Review Date: 2005-03-02
Few students of literature today have heard of Neith Boyce. But at the dawn of the 20th century, she achieved significant success as a prolific writer of fiction, nonfiction, poetry and drama, in what was distinctly a man's world. In that world she was known as Mrs. Hutchins Hapgood, and at the time Hapgood‚s career eclipsed hers, though he's equally obscure today. Carol DeBoer-Langworthy, editor of The Modern World of Neith Boyce, has resurrected the previously unpublished autobiographical portion of Boyce's oeuvre in a thorough, scholarly presentation.

The three works contained in this volume are an autobiography by Boyce that covers her early years and ends with her marriage to Hapgood; diary entrees from an extended stay in Italy in 1903, during which Boyce rubbed sleeves with such luminaries as Bernard Berenson and Gertrude Stein; and diary entries from 1914, when Boyce, two of her children, Mabel Dodge, and Carl Van Vechten were stranded in Italy at the outbreak of World War I.

Editor DeBoer-Langworthy contributes an introduction with a biographical sketch of Boyce's life that cogently establishes Boyce's place at the forefront of the modernist movement, but left me wanting a bit more detail, such as excerpts or sample plot summaries from Boyce's fictional works. So I wonder if a complete Neith Boyce biography might be the editor's next project. As it is, DeBoer-Langworthy played detective over a twenty-five year span in pursuit of the unvarnished Neith Boyce, and the book's parallel streams reflect its editor's total engagement. There is Boyce's narrative, and there is the narrative of DeBoer-Langworthy's footnotes. The editor's tidbits of historical context and personal anecdote are not to be missed.

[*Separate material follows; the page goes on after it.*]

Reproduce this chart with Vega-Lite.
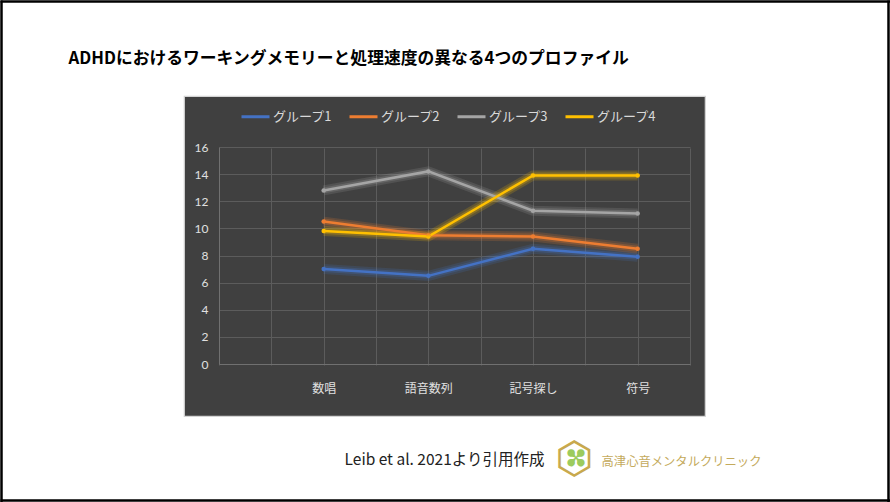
{
  "$schema": "https://vega.github.io/schema/vega-lite/v6.json",
  "width": 521,
  "height": 320,
  "autosize": {"type": "none"},
  "padding": {"left": 184, "top": 96, "right": 185, "bottom": 86},
  "background": "#ffffff",
  "config": {
    "view": {"fill": "#404040", "stroke": "#d4d4d4", "strokeWidth": 1.2}
  },
  "data": {
    "values": [
      {"group": "グループ1", "test": "数唱", "score": 7.0},
      {"group": "グループ1", "test": "語音数列", "score": 6.5},
      {"group": "グループ1", "test": "記号探し", "score": 8.5},
      {"group": "グループ1", "test": "符号", "score": 7.9},
      {"group": "グループ2", "test": "数唱", "score": 10.5},
      {"group": "グループ2", "test": "語音数列", "score": 9.5},
      {"group": "グループ2", "test": "記号探し", "score": 9.4},
      {"group": "グループ2", "test": "符号", "score": 8.5},
      {"group": "グループ3", "test": "数唱", "score": 12.8},
      {"group": "グループ3", "test": "語音数列", "score": 14.2},
      {"group": "グループ3", "test": "記号探し", "score": 11.3},
      {"group": "グループ3", "test": "符号", "score": 11.1},
      {"group": "グループ4", "test": "数唱", "score": 9.8},
      {"group": "グループ4", "test": "語音数列", "score": 9.4},
      {"group": "グループ4", "test": "記号探し", "score": 13.9},
      {"group": "グループ4", "test": "符号", "score": 13.9}
    ]
  },
  "resolve": {
    "scale": {"x": "independent", "y": "independent"},
    "axis": {"x": "independent", "y": "independent"}
  },
  "layer": [
    {
      "encoding": {
        "x": {
          "field": "test",
          "type": "nominal",
          "sort": null,
          "scale": {
            "type": "point",
            "domain": ["_a", "_b", "数唱", "_c", "語音数列", "_d", "記号探し", "_e", "符号", "_f"],
            "range": [35, 506],
            "padding": 0
          },
          "axis": {
            "orient": "bottom",
            "offset": -52,
            "labelAngle": 0,
            "labelExpr": "indexof(datum.value, '_') == 0 ? '' : datum.value",
            "ticks": false,
            "grid": true,
            "gridColor": "#5c5c5c",
            "gridWidth": 1,
            "domainColor": "#707070",
            "domainWidth": 1,
            "labelColor": "#e0e0e0",
            "labelFont": "Noto Sans CJK JP",
            "labelFontSize": 12,
            "labelPadding": 19,
            "title": "Leib et al. 2021より引用作成",
            "titleX": 260,
            "titleY": 95,
            "titleAlign": "center",
            "titleBaseline": "middle",
            "titleFont": "Noto Sans CJK JP",
            "titleFontSize": 15.5,
            "titleFontWeight": "normal",
            "titleColor": "#222222"
          }
        },
        "y": {
          "field": "score",
          "type": "quantitative",
          "scale": {"domain": [0, 16], "range": [268, 51], "nice": false, "zero": true},
          "axis": {
            "orient": "left",
            "offset": -35,
            "values": [0, 2, 4, 6, 8, 10, 12, 14, 16],
            "ticks": false,
            "grid": true,
            "gridColor": "#5c5c5c",
            "gridWidth": 1,
            "domainColor": "#707070",
            "domainWidth": 1,
            "labelColor": "#e0e0e0",
            "labelFont": "Lato",
            "labelFontSize": 12,
            "labelPadding": 11,
            "title": "高津心音メンタルクリニック",
            "titleAngle": 0,
            "titleX": 462,
            "titleY": 365,
            "titleAlign": "center",
            "titleBaseline": "middle",
            "titleFont": "Noto Sans CJK JP",
            "titleFontSize": 12.3,
            "titleFontWeight": "normal",
            "titleColor": "#c4aa5c"
          }
        },
        "color": {
          "field": "group",
          "type": "nominal",
          "scale": {"domain": ["グループ1", "グループ2", "グループ3", "グループ4"], "range": ["#4472c4", "#ed7d31", "#a5a5a5", "#ffc000"]},
          "legend": {
            "orient": "none",
            "legendX": 56,
            "legendY": 5,
            "direction": "horizontal",
            "title": null,
            "symbolType": "stroke",
            "symbolSize": 784,
            "symbolStrokeWidth": 3,
            "symbolOpacity": 1,
            "labelFont": "Noto Sans CJK JP",
            "labelFontSize": 13,
            "labelColor": "#d9d9d9",
            "labelOffset": 2,
            "columnPadding": 10
          }
        }
      },
      "layer": [
        {"mark": {"type": "line", "strokeWidth": 10, "strokeOpacity": 0.18}},
        {"mark": {"type": "line", "strokeWidth": 6, "strokeOpacity": 0.25}},
        {"mark": {"type": "line", "strokeWidth": 2.5}},
        {"mark": {"type": "point", "filled": true, "size": 20, "opacity": 1}},
        {"mark": {"type": "point", "filled": true, "size": 6, "opacity": 0.55, "color": "#ffffff"}}
      ]
    },
    {
      "mark": {"type": "point", "opacity": 0},
      "encoding": {
        "x": {
          "field": "test",
          "type": "nominal",
          "scale": {"type": "point", "range": [-184, 706], "padding": 0},
          "axis": {
            "orient": "top", "offset": 95, "labels": false, "ticks": false, "grid": false,
            "domainColor": "#000000", "domainWidth": 2.5,
            "title": "ADHDにおけるワーキングメモリーと処理速度の異なる4つのプロファイル",
            "titleX": -116, "titleY": 57, "titleAlign": "left", "titleBaseline": "middle",
            "titleFont": "Noto Sans CJK JP", "titleFontSize": 16.8, "titleFontWeight": "bold", "titleColor": "#000000"
          }
        },
        "y": {
          "field": "score",
          "type": "quantitative",
          "scale": {"domain": [0, 16], "range": [406, -96], "nice": false},
          "axis": {
            "orient": "right", "offset": 183, "labels": false, "ticks": false, "grid": false,
            "domainColor": "#000000", "domainWidth": 2.5,
            "title": "⬡",
            "titleAngle": 0, "titleX": -314, "titleY": 363, "titleAlign": "center", "titleBaseline": "middle",
            "titleFont": "DejaVu Sans", "titleFontSize": 44, "titleFontWeight": "normal", "titleColor": "#c8a94e"
          }
        }
      }
    },
    {
      "mark": {"type": "point", "opacity": 0},
      "encoding": {
        "x": {
          "field": "test",
          "type": "nominal",
          "scale": {"type": "point", "range": [-184, 706], "padding": 0},
          "axis": {
            "orient": "bottom", "offset": 84, "labels": false, "ticks": false, "grid": false,
            "domainColor": "#000000", "domainWidth": 2.5,
            "title": "✤",
            "titleAngle": 45, "titleX": 390, "titleY": -41, "titleAlign": "center", "titleBaseline": "middle",
            "titleFont": "DejaVu Sans", "titleFontSize": 28, "titleFontWeight": "normal", "titleColor": "#9ccb5e"
          }
        },
        "y": {
          "field": "score",
          "type": "quantitative",
          "scale": {"domain": [0, 16], "range": [406, -96], "nice": false},
          "axis": {"orient": "left", "offset": 183, "labels": false, "ticks": false, "grid": false, "title": null, "domainColor": "#000000", "domainWidth": 2.5}
        }
      }
    }
  ]
}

In her autobiography Neith Boyce did not make a literary detective's work easier. Apparently traumatized by the early childhood loss of her four siblings to a diphtheria epidemic, which left her temporarily an only child, Boyce took refuge in detachment and invented an alter-ego, whom she called "You" and blamed for all her real or imagined social blunders. This penchant for seeing herself in other than the first person persisted in her autobiography, where she assumes the third person identity of "Iras." She assigns pseudonyms also to family members but is inconsistent in her other references, calling her husband-to-be, for example, by his actual nickname, Hutch. How many years of investigation did DeBoer-Langworthy spend in simply figuring out who all these people were?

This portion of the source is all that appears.